Les invités : Jalal Toufik, Psychiatre, directeur de l’hôpital universitaire psychiatrique Arrazi de Salé, Fouad Mekouar, Membre de l’Association marocaine pour l’appui, le lien, l’initiation des familles des personnes souffrant de troubles psychiques (AMALI), Hachim Tyal, Psychiatre et psychanalyste et Reda Mhasni, psychologue clinicien
Les chiffres sur la santé mentale des marocains sont alarmants à plus d’un titre. Et cela va du regard de la société marquée par la stigmatisation et la marginalisation, à une prise en charge assez problématique et très discutable.

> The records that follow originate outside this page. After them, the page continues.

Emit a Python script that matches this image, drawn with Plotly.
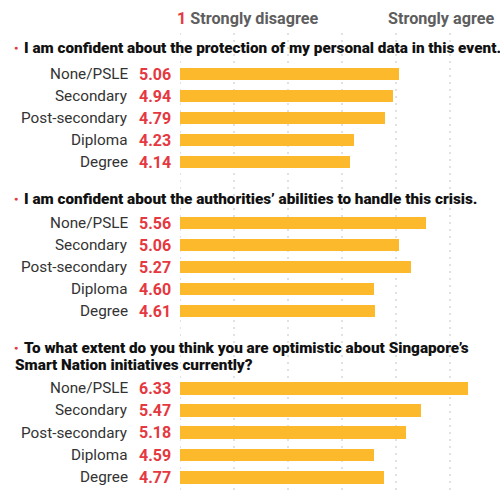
import plotly.graph_objects as go

categories = ["None/PSLE", "Secondary", "Post-secondary", "Diploma", "Degree"]
q1_values = [5.06, 4.94, 4.79, 4.23, 4.14]
q2_values = [5.56, 5.06, 5.27, 4.60, 4.61]
q3_values = [6.33, 5.47, 5.18, 4.59, 4.77]
scale_ticks = [1, 2, 3, 4, 5, 6, 7]

q1_title = "I am confident about the protection of my personal data in this event."
q2_title = "I am confident about the authorities\u2019 abilities to handle this crisis."
q3_title_l1 = "To what extent do you think you are optimistic about Singapore\u2019s"
q3_title_l2 = "Smart Nation initiatives currently?"

W, H = 500, 490
BAR = "#FDB92C"
RED = "#E5383F"
FONT = "Roboto"

def px(x):
    return x / W

def py(y):
    return 1 - y / H

fig = go.Figure()
series = [(q1_values, "y"), (q2_values, "y2"), (q3_values, "y3")]
for vals, ya in series:
    fig.add_trace(go.Bar(
        x=vals, y=categories, orientation="h", yaxis=ya, xaxis="x",
        marker=dict(color=BAR, line=dict(width=0)), width=0.57,
        hoverinfo="skip", showlegend=False,
    ))

domains = [(63, 173), (212, 322), (377, 488.5)]
yaxes = {}
for i, (top, bot) in enumerate(domains):
    name = "yaxis" if i == 0 else f"yaxis{i+1}"
    yaxes[name] = dict(
        domain=[py(bot), py(top)], anchor="x", type="category",
        categoryorder="array", categoryarray=categories,
        range=[4.5, -0.5], visible=False, fixedrange=True,
    )

annotations = []
for vals, ya in series:
    for c, v in zip(categories, vals):
        annotations.append(dict(
            x=px(130), xref="paper", y=c, yref=ya, text=c, showarrow=False,
            xanchor="right", yanchor="middle",
            font=dict(family=FONT, size=15.3, color="#333333"),
        ))
        annotations.append(dict(
            x=px(137), xref="paper", y=c, yref=ya, text=v and f"{v:.2f}",
            showarrow=False, xanchor="left", yanchor="middle",
            font=dict(family=FONT, size=16, color=RED, weight=700),
        ))

title_font = dict(family=FONT, size=15.3, color="#111111", weight=900)
for text, y in [(q1_title, 48), (q2_title, 199), (q3_title_l1, 348)]:
    annotations.append(dict(x=px(16), xref="paper", y=py(y), yref="paper",
                            text="\u25CF", showarrow=False, xanchor="center",
                            yanchor="middle",
                            font=dict(family=FONT, size=7, color=RED)))
    annotations.append(dict(x=px(22), xref="paper", y=py(y), yref="paper",
                            text=text, showarrow=False,
                            xanchor="left", yanchor="middle", font=title_font))
annotations.append(dict(x=px(13), xref="paper", y=py(365), yref="paper",
                        text=q3_title_l2, showarrow=False,
                        xanchor="left", yanchor="middle", font=title_font))

head_font = dict(family=FONT, size=16.2, color="#5E5E5E", weight=700)
annotations.append(dict(x=px(175), xref="paper", y=py(18), yref="paper",
                        text=f"<span style='color:{RED}'>1</span> Strongly disagree",
                        showarrow=False, xanchor="left", yanchor="middle",
                        font=head_font))
annotations.append(dict(x=px(496), xref="paper", y=py(18), yref="paper",
                        text="Strongly agree", showarrow=False,
                        xanchor="right", yanchor="middle", font=head_font))

shapes = []
for t in scale_ticks:
    shapes.append(dict(type="line", xref="x", yref="paper", x0=t, x1=t,
                       y0=0, y1=py(28), layer="below",
                       line=dict(color="#C4C4C4", width=1, dash="2px,5px")))

fig.update_layout(
    width=W, height=H,
    margin=dict(l=0, r=0, t=0, b=0),
    paper_bgcolor="white", plot_bgcolor="rgba(0,0,0,0)",
    xaxis=dict(domain=[px(180), 1], range=[1, 1 + 320 / 54], visible=False,
               fixedrange=True),
    annotations=annotations, shapes=shapes, bargap=0,
    **yaxes,
)

fig.write_html(
    "out.html",
    config={"displayModeBar": False},
    post_script="document.body.style.margin='0';document.body.style.overflow='hidden';",
)
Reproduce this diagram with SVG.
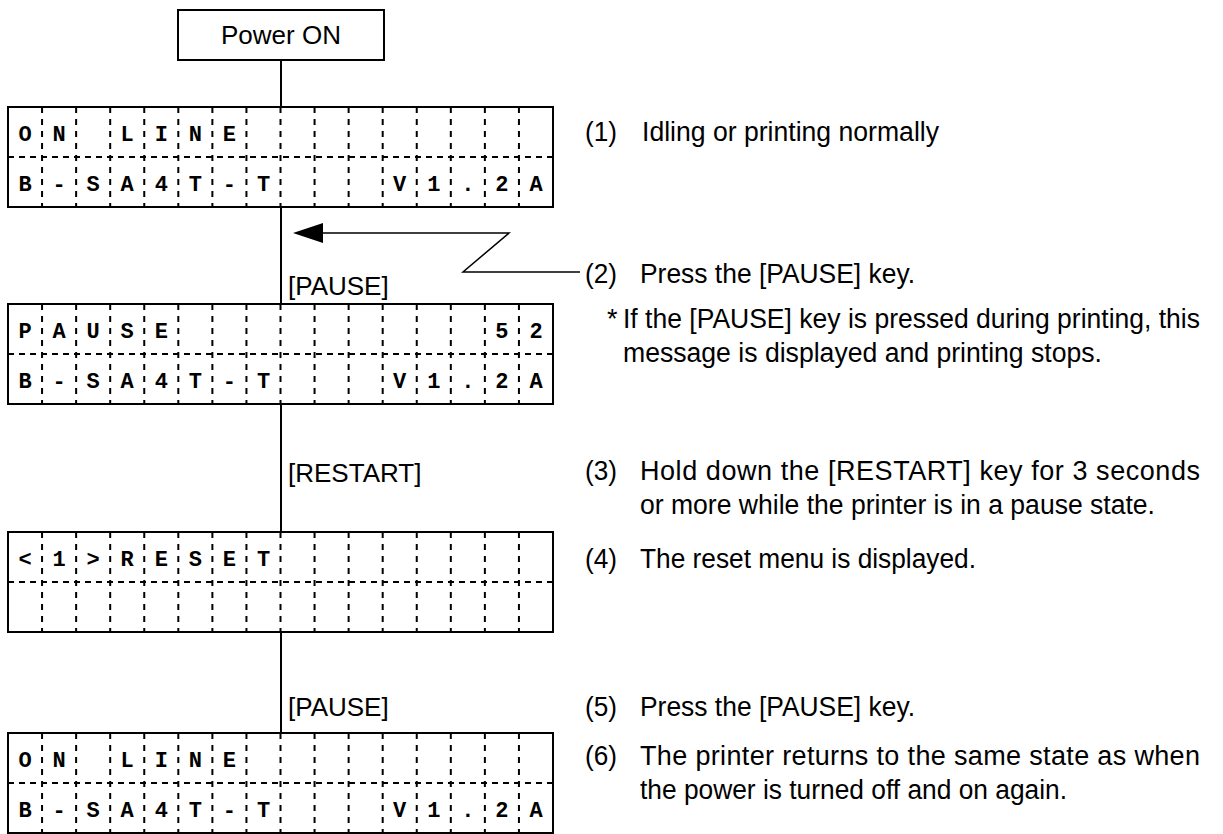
<svg xmlns="http://www.w3.org/2000/svg" xmlns:xlink="http://www.w3.org/1999/xlink" width="1223" height="834" viewBox="0 0 1223 834">
<style>
  .frame{fill:none;stroke:#000;stroke-width:2}
  .div{stroke:#000;stroke-width:2;stroke-dasharray:6 6}
  .mid{stroke:#000;stroke-width:2;stroke-dasharray:6 5}
  .lcd{font-family:"Liberation Mono","Courier New",monospace;font-weight:bold;font-size:22px;text-anchor:middle;fill:#000}
  .lbl{font-family:"Liberation Sans",Arial,sans-serif;font-size:26px;fill:#000}
  .desc{font-family:"Liberation Sans",Arial,sans-serif;font-size:27px;fill:#000}
  .conn{stroke:#000;stroke-width:2;fill:none}
  .thin{stroke:#000;stroke-width:1.5;fill:none}
</style>
<defs>
  <g id="lcdframe">
    <rect class="frame" x="0" y="0" width="545" height="100"/>
    <line class="mid" x1="0" y1="50" x2="545" y2="50"/>
    <g class="div">
      <line x1="34.06" y1="0" x2="34.06" y2="100"/>
      <line x1="68.13" y1="0" x2="68.13" y2="100"/>
      <line x1="102.19" y1="0" x2="102.19" y2="100"/>
      <line x1="136.25" y1="0" x2="136.25" y2="100"/>
      <line x1="170.31" y1="0" x2="170.31" y2="100"/>
      <line x1="204.38" y1="0" x2="204.38" y2="100"/>
      <line x1="238.44" y1="0" x2="238.44" y2="100"/>
      <line x1="272.5" y1="0" x2="272.5" y2="100"/>
      <line x1="306.56" y1="0" x2="306.56" y2="100"/>
      <line x1="340.63" y1="0" x2="340.63" y2="100"/>
      <line x1="374.69" y1="0" x2="374.69" y2="100"/>
      <line x1="408.75" y1="0" x2="408.75" y2="100"/>
      <line x1="442.81" y1="0" x2="442.81" y2="100"/>
      <line x1="476.88" y1="0" x2="476.88" y2="100"/>
      <line x1="510.94" y1="0" x2="510.94" y2="100"/>
    </g>
  </g>
</defs>

<g id="connectors">
  <line class="conn" x1="281" y1="60" x2="281" y2="107"/>
  <line class="conn" x1="281" y1="207" x2="281" y2="304"/>
  <line class="conn" x1="281" y1="404" x2="281" y2="532"/>
  <line class="conn" x1="281" y1="632" x2="281" y2="733"/>
  <polyline class="thin" points="580,272 463,272 509,233 321,233"/>
  <path d="M293,233 L323,223 L323,243 Z" fill="#000"/>
</g>

<g id="power-on">
  <rect class="frame" x="178" y="10" width="206" height="50"/>
  <text class="lbl" x="281" y="44" text-anchor="middle">Power ON</text>
</g>

<g id="lcd1">
  <use xlink:href="#lcdframe" x="8" y="107"/>
  <text class="lcd" y="141" x="25 59.1 127.2 161.3 195.3 229.4">ONLINE</text>
  <text class="lcd" y="191" x="25 59.1 93.2 127.2 161.3 195.3 229.4 263.5 399.7 433.8 467.8 501.9 536">B-SA4T-TV1.2A</text>
</g>

<g id="label-pause1"><text class="lbl" x="288" y="295">[PAUSE]</text></g>

<g id="lcd2">
  <use xlink:href="#lcdframe" x="8" y="304"/>
  <text class="lcd" y="338" x="25 59.1 93.2 127.2 161.3 501.9 536">PAUSE52</text>
  <text class="lcd" y="388" x="25 59.1 93.2 127.2 161.3 195.3 229.4 263.5 399.7 433.8 467.8 501.9 536">B-SA4T-TV1.2A</text>
</g>

<g id="label-restart"><text class="lbl" x="288" y="482">[RESTART]</text></g>

<g id="lcd3">
  <use xlink:href="#lcdframe" x="8" y="532"/>
  <text class="lcd" y="566" x="25 59.1 93.2 127.2 161.3 195.3 229.4 263.5">&lt;1&gt;RESET</text>
</g>

<g id="label-pause2"><text class="lbl" x="288" y="716">[PAUSE]</text></g>

<g id="lcd4">
  <use xlink:href="#lcdframe" x="8" y="733"/>
  <text class="lcd" y="767" x="25 59.1 127.2 161.3 195.3 229.4">ONLINE</text>
  <text class="lcd" y="817" x="25 59.1 93.2 127.2 161.3 195.3 229.4 263.5 399.7 433.8 467.8 501.9 536">B-SA4T-TV1.2A</text>
</g>

<g id="notes">
  <text class="desc" x="585" y="141" textLength="32" lengthAdjust="spacingAndGlyphs">(1)</text>
  <text class="desc" x="642" y="141" textLength="297" lengthAdjust="spacingAndGlyphs">Idling or printing normally</text>
  <text class="desc" x="585" y="283" textLength="32" lengthAdjust="spacingAndGlyphs">(2)</text>
  <text class="desc" x="640" y="283" textLength="275" lengthAdjust="spacingAndGlyphs">Press the [PAUSE] key.</text>
  <text class="desc" x="607" y="328">*</text>
  <text class="desc" x="623" y="328" textLength="577" lengthAdjust="spacingAndGlyphs">If the [PAUSE] key is pressed during printing, this</text>
  <text class="desc" x="623" y="362" textLength="479" lengthAdjust="spacingAndGlyphs">message is displayed and printing stops.</text>
  <text class="desc" x="585" y="480" textLength="32" lengthAdjust="spacingAndGlyphs">(3)</text>
  <text class="desc" x="640" y="480" textLength="560" lengthAdjust="spacing">Hold down the [RESTART] key for 3 seconds</text>
  <text class="desc" x="640" y="514" textLength="515" lengthAdjust="spacingAndGlyphs">or more while the printer is in a pause state.</text>
  <text class="desc" x="585" y="568" textLength="32" lengthAdjust="spacingAndGlyphs">(4)</text>
  <text class="desc" x="640" y="568" textLength="336" lengthAdjust="spacingAndGlyphs">The reset menu is displayed.</text>
  <text class="desc" x="585" y="716" textLength="32" lengthAdjust="spacingAndGlyphs">(5)</text>
  <text class="desc" x="640" y="716" textLength="275" lengthAdjust="spacingAndGlyphs">Press the [PAUSE] key.</text>
  <text class="desc" x="585" y="765" textLength="32" lengthAdjust="spacingAndGlyphs">(6)</text>
  <text class="desc" x="640" y="765" textLength="560" lengthAdjust="spacing">The printer returns to the same state as when</text>
  <text class="desc" x="640" y="799" textLength="427" lengthAdjust="spacingAndGlyphs">the power is turned off and on again.</text>
</g>
</svg>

Selon le ministère de la santé, près de la moitié des marocains souffrirait de troubles psychiques. Entre dépression, bipolarité, schizophrénie et autres troubles, la situation est jugée grave. Le dossier avait, il est vrai, été présenté pour prioritaire par le ministère, mais force est de constater que les résultats peinent à se faire ressentir.
Il est vrai aussi, par ailleurs, que le retard à rattraper est grand. De longues années où le trouble psychique et la maladie mentale ont été perçus et vécus par les familles comme une malédiction, une honte. La bataille n’est d’ailleurs, à ce niveau, toujours pas gagnée. Il se dit que les mentalités sont plus difficiles à changer que l’ordre politique.
70% des personnes atteintes par une maladie mentale doivent observer une période d’internement. Difficile quand on sait qu’au Maroc, les établissements psychiatriques manquent cruellement d’infrastructures adaptées, d’équipements spécialisés et de personnel qualifié. Au niveau de la capacité d’accueil, la moyenne mondiale est de 4,36 lits pour 10.000 habitants. Nous en sommes bien loin. Pour le personnel soignant, la moyenne mondiale est de 3,96 médecins pour chaque 10.000 habitant. Nous en sommes, là encore, bien loin. La situation est à plaindre dans les grandes villes du royaume ; alors que dire des régions éloignées.
En 2012, le ministère de la Santé s’était engagé à doubler les capacités d’accueil pour passer à 3.000 lits et, par ailleurs, à former 30 psychiatres et 185 infirmiers spécialisés. Le ministère s’est aussi engagé à ouvrir trois nouveaux hôpitaux psychiatriques régionaux, en plus d’une dizaine de services intégrés aux structures hospitalières déjà existantes et de quatre unités de pédopsychiatrie. Le tout à l’horizon 2016. Nous y sommes, mais où en sommes-nous ? Nous ferons le point avec nos invités.
Autre point à aborder dans le débat, le coût des prestations médicales psychiatriques. Dans certains milieux où la tradition est encore de « cacher » une personne atteinte d’un trouble mental, la cherté des prestations médicales n’est-elle pas un facteur de plus poussant vers la thérapie traditionnelle plutôt qu’aux techniques de la médecine moderne ?
Pourquoi la psychiatrie est-elle encore le parent pauvre de la médecine? Le budget alloué à la santé mentale est-il suffisant et, par ailleurs, la santé mentale est-elle uniquement un problème de budget? Comment arriver à une meilleure prise en charge des malades? Les malades mentaux sont-ils condamnés à perdre leur dignité en même temps que leur santé ? C’est le débat que nous ouvrons avec nos invités cet après-midi dans Avec Ou Sans Parure.